In September, an investigation by the Associated Press showed that far-right groups and individuals had raised millions worth of cryptocurrencies. Anglin was a standout, having received $5 million worth of Bitcoin since January 2017.
Anglin reportedly turned to Bitcoin after having been previously banned by PayPal and other credit institutions. He even published a guide called “Retard’s Guide to Using Bitcoin” after the Charlottesville riots in August 2017.
In September, Douglass Mackey—a far-right conspiracist who threatened voters—received $60,000 worth of Bitcoin to fund his legal troubles.
Most recently, popular QAnon figure and Congress-hopeful, Ron Watkins, took to Telegram to ask for Bitcoin donations to aid his campaign after failing to raise funds in the traditional way.
However, Bitcoin is not the only culprit here.
Once law enforcement started circling, Anglin turned to , a privacy-focused cryptocurrency.

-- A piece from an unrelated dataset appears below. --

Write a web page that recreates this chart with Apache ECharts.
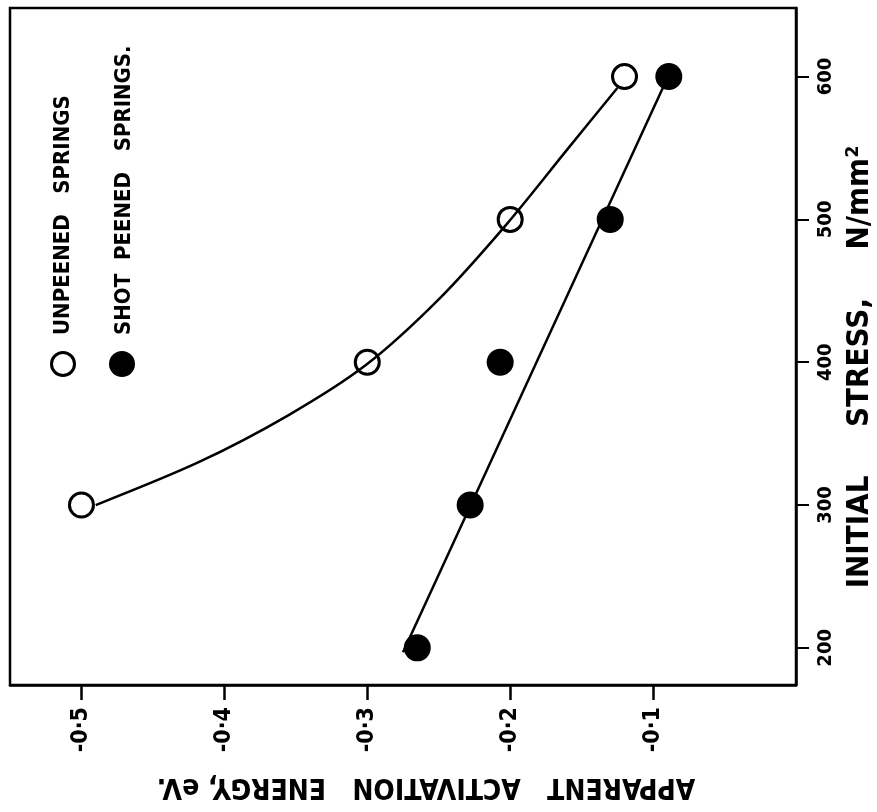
<!DOCTYPE html>
<html>
<head>
<meta charset="utf-8">
<script src="https://cdn.jsdelivr.net/npm/echarts@6/dist/echarts.min.js"></script>
<style>
html,body{margin:0;padding:0;background:#fff;}
#chart{width:877px;height:812px;}
</style>
</head>
<body>
<div id="chart"></div>
<script>
// ---- data ----
var energyTicks = [-0.5, -0.4, -0.3, -0.2, -0.1];
var stressTicks = [200, 300, 400, 500, 600];
var unpeenedStress = [300, 400, 500, 600];
var unpeenedEnergy = [-0.50, -0.30, -0.20, -0.12];
var peenedStress = [200, 300, 400, 500, 600];
var peenedEnergy = [-0.265, -0.228, -0.207, -0.130, -0.089];
// fitted curves as drawn on the original
var unpeenedCurveEnergy = [-0.490, -0.418, -0.355, -0.301, -0.250, -0.203, -0.160, -0.125];
var unpeenedCurveStress = [300, 330, 363, 398, 444, 496, 549, 592];
var peenedLineEnergy = [-0.275, -0.090];
var peenedLineStress = [197, 599];

function pairs(xs, ys){ return xs.map(function(x,i){ return [x, ys[i]]; }); }

var FONT = '"DejaVu Sans Condensed", "DejaVu Sans", sans-serif';
var chart = echarts.init(document.getElementById('chart'));
chart.setOption({
  animation: false,
  backgroundColor: '#fff',
  grid: {left: 10, right: 81, top: 8, bottom: 127, show: true, borderColor: '#000', borderWidth: 2.5},
  xAxis: {
    type: 'value', min: -0.55, max: 0, position: 'bottom',
    axisLine: {show: true, lineStyle: {color: '#000', width: 2.5}},
    axisTick: {show: true, customValues: energyTicks, length: 15, lineStyle: {color: '#000', width: 2.5}},
    axisLabel: {customValues: energyTicks, rotate: 90, margin: 22, color: '#000', fontFamily: FONT, fontWeight: 'bold', fontSize: 23,
      formatter: function(v){ return '-0·' + Math.round(Math.abs(v)*10); }},
    splitLine: {show: false}
  },
  yAxis: {
    type: 'value', min: 174, max: 648, position: 'right',
    axisLine: {show: true, lineStyle: {color: '#000', width: 2.5}},
    axisTick: {show: true, customValues: stressTicks, length: 13, lineStyle: {color: '#000', width: 2}},
    axisLabel: {customValues: stressTicks, rotate: 90, margin: 20, color: '#000', fontFamily: FONT, fontWeight: 'bold', fontSize: 20},
    splitLine: {show: false}
  },
  series: [
    {type: 'line', data: pairs(unpeenedCurveEnergy, unpeenedCurveStress), smooth: 0.3, showSymbol: false, silent: true,
      lineStyle: {color: '#000', width: 2.5}, z: 2},
    {type: 'line', data: pairs(peenedLineEnergy, peenedLineStress), showSymbol: false, silent: true,
      lineStyle: {color: '#000', width: 2.5}, z: 2},
    {name: 'UNPEENED SPRINGS', type: 'scatter', data: pairs(unpeenedEnergy, unpeenedStress), symbol: 'circle', symbolSize: 24,
      itemStyle: {color: 'rgba(0,0,0,0)', borderColor: '#000', borderWidth: 3, opacity: 1}, z: 3},
    {name: 'SHOT PEENED SPRINGS.', type: 'scatter', data: pairs(peenedEnergy, peenedStress), symbol: 'circle', symbolSize: 27,
      itemStyle: {color: '#000', opacity: 1}, z: 3}
  ],
  graphic: [
    {type: 'text', x: 426, y: 786, rotation: Math.PI, style: {text: 'APPARENT   ACTIVATION   ENERGY, eV.', fill: '#000',
      font: 'bold 28px ' + FONT, align: 'center', verticalAlign: 'middle'}},
    {type: 'text', x: 860, y: 367, rotation: Math.PI/2, style: {text: 'INITIAL     STRESS,     N/mm²', fill: '#000',
      font: 'bold 31px ' + FONT, align: 'center', verticalAlign: 'middle'}},
    {type: 'circle', shape: {cx: 63, cy: 364, r: 11.5}, style: {fill: 'none', stroke: '#000', lineWidth: 3}},
    {type: 'circle', shape: {cx: 122, cy: 364, r: 13}, style: {fill: '#000'}},
    {type: 'text', x: 63, y: 335, rotation: Math.PI/2, style: {text: 'UNPEENED   SPRINGS', fill: '#000',
      font: 'bold 22px ' + FONT, align: 'left', verticalAlign: 'middle'}},
    {type: 'text', x: 124, y: 335, rotation: Math.PI/2, style: {text: 'SHOT  PEENED   SPRINGS.', fill: '#000',
      font: 'bold 22px ' + FONT, align: 'left', verticalAlign: 'middle'}}
  ]
});
</script>
</body>
</html>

“Every Bitcoin transfer is visible publicly. Generally, your name is not attached to the address in a direct way, but spies from the various ‘woke’ anti-freedom organizations have unlimited resources to try to link these transactions to real names,” Anglin said at the time.
Right-wing pundits like Candace Owens and Ryan Fournier have also been pushing “right-wing” cryptocurrencies dubbed “Let’s Go Brandon” and “F*ck Joe Biden.”
As far back as the Capitol Hill riots this January, rioters including white supremacist Nick Fuentes received $500,000 worth of Bitcoin by a now-deceased donor who said he “cared about what happens after [his] death,” and who “decided to leave [his] modest wealth to certain causes and people.”